Goal of the exercise:
From the first line of the data below through the line holding "avl_arr = np.array(avlopp)", output each line exactly and leave the pictures out.

Provided data:
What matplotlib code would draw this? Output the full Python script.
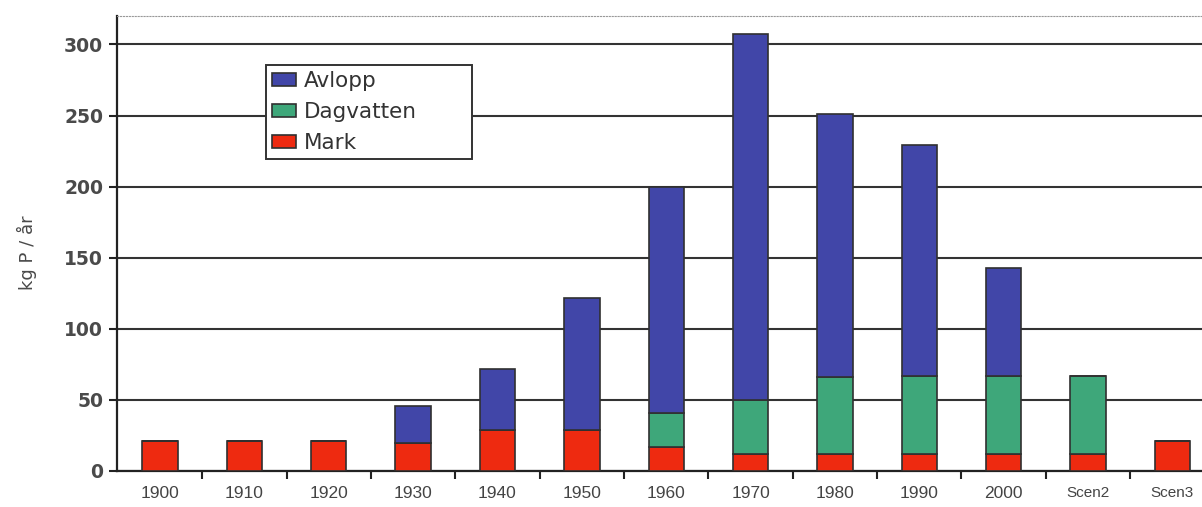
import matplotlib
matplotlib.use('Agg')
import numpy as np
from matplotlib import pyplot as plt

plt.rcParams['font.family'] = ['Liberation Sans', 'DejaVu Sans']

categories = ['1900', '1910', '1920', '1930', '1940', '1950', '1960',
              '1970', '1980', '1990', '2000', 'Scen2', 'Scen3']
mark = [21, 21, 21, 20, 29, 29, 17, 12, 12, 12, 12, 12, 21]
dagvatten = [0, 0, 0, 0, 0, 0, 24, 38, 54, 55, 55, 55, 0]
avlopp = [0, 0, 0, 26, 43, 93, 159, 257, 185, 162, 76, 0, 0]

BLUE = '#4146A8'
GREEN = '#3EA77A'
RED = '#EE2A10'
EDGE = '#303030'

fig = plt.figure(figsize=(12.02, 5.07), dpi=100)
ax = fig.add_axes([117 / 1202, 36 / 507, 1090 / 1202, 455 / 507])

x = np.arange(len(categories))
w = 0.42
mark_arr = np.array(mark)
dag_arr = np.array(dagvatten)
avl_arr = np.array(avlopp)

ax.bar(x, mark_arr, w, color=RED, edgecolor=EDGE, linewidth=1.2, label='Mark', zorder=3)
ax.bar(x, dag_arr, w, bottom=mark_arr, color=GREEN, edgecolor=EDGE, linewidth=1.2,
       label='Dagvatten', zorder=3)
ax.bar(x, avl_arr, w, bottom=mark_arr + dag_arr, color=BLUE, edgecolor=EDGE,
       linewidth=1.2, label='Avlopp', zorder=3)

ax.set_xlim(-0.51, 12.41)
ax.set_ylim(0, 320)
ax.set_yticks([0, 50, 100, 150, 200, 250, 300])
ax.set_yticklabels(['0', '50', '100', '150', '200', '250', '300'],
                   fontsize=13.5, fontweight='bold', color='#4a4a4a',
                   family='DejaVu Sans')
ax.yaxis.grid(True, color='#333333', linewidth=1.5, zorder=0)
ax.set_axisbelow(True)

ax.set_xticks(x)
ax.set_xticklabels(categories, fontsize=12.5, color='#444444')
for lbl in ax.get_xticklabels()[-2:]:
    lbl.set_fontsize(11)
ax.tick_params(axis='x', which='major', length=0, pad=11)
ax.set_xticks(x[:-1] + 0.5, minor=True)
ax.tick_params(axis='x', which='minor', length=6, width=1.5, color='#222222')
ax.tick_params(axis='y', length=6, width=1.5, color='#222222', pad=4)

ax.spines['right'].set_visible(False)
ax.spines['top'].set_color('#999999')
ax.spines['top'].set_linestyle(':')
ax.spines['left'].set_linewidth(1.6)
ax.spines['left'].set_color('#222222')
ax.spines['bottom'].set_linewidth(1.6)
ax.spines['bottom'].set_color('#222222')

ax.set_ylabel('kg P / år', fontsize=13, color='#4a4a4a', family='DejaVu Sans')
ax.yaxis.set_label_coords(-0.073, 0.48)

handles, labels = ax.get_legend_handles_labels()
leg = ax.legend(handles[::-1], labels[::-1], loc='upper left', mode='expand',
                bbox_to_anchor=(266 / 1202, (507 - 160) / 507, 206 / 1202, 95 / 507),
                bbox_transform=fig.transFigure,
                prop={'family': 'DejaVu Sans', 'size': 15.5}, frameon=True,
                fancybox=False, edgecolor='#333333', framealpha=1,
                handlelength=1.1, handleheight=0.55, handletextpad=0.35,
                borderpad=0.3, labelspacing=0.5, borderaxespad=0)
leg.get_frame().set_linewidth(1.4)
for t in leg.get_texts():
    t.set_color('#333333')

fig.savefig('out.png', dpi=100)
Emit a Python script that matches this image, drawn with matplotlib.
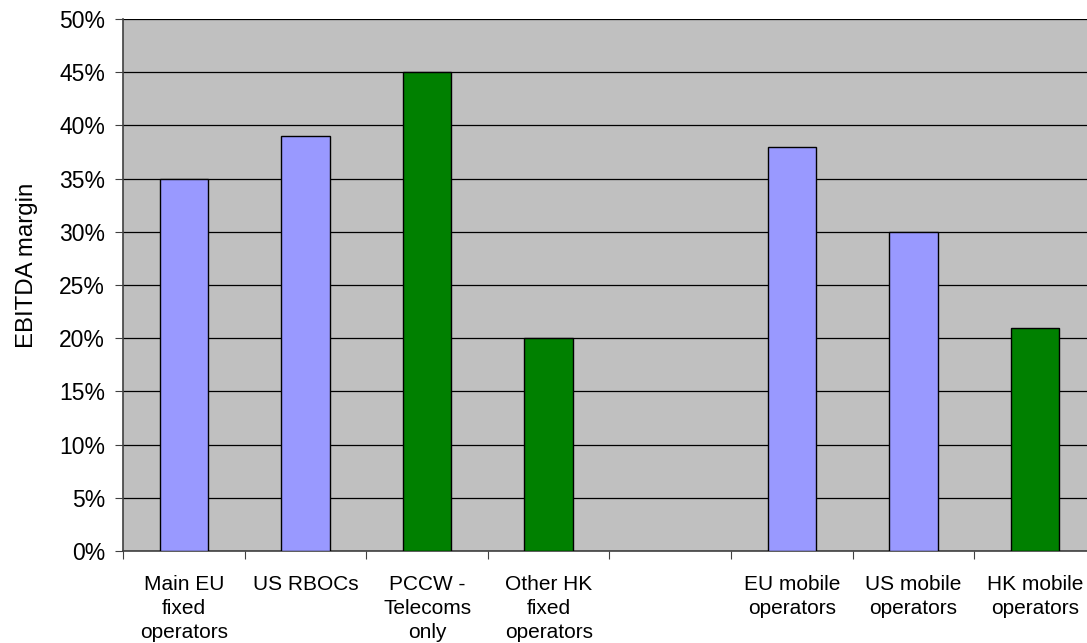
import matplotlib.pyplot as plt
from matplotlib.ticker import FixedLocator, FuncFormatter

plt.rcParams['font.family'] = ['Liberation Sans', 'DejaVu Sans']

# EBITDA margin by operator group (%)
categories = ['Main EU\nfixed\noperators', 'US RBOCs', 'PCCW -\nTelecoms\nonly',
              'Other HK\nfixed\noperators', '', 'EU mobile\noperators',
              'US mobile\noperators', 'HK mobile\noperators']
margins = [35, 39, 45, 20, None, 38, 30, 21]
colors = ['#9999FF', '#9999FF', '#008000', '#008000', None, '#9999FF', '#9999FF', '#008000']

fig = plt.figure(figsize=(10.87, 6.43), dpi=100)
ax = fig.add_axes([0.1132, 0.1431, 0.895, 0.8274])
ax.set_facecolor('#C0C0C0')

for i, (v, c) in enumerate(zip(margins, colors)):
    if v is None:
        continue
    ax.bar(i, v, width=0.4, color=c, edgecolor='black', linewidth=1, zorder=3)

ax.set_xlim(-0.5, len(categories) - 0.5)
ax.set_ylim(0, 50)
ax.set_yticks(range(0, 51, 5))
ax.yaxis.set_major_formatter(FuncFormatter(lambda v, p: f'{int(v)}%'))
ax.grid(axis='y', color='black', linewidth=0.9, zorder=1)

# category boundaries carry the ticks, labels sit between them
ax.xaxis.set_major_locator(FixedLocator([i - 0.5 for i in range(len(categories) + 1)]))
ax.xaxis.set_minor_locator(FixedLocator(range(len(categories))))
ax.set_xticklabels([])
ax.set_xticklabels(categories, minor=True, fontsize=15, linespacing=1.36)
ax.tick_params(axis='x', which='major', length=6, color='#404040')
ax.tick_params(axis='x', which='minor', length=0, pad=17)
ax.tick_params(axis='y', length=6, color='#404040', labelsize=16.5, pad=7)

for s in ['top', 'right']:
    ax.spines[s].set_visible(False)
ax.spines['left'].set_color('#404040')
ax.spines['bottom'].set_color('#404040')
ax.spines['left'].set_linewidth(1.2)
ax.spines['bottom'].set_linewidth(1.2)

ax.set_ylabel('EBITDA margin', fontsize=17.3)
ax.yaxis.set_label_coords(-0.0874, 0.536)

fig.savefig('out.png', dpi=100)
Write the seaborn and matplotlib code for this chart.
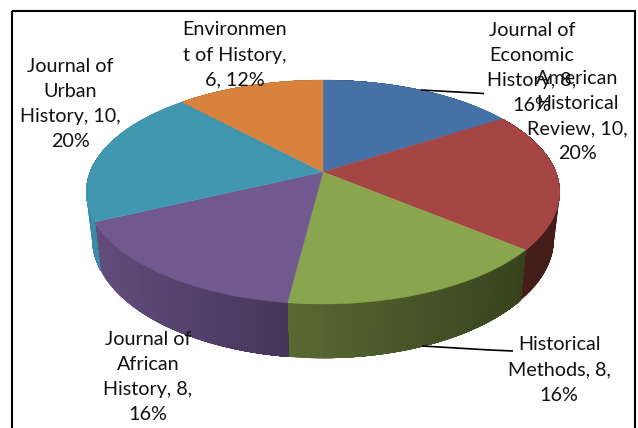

Expected answer:
What matplotlib code would draw this? Output the full Python script.
import matplotlib
matplotlib.use('Agg')
import numpy as np
from matplotlib import pyplot as plt

plt.rcParams['font.family'] = ['Liberation Sans', 'DejaVu Sans']

categories = ['1900', '1910', '1920', '1930', '1940', '1950', '1960',
              '1970', '1980', '1990', '2000', 'Scen2', 'Scen3']
mark = [21, 21, 21, 20, 29, 29, 17, 12, 12, 12, 12, 12, 21]
dagvatten = [0, 0, 0, 0, 0, 0, 24, 38, 54, 55, 55, 55, 0]
avlopp = [0, 0, 0, 26, 43, 93, 159, 257, 185, 162, 76, 0, 0]

BLUE = '#4146A8'
GREEN = '#3EA77A'
RED = '#EE2A10'
EDGE = '#303030'

fig = plt.figure(figsize=(12.02, 5.07), dpi=100)
ax = fig.add_axes([117 / 1202, 36 / 507, 1090 / 1202, 455 / 507])

x = np.arange(len(categories))
w = 0.42
mark_arr = np.array(mark)
dag_arr = np.array(dagvatten)
avl_arr = np.array(avlopp)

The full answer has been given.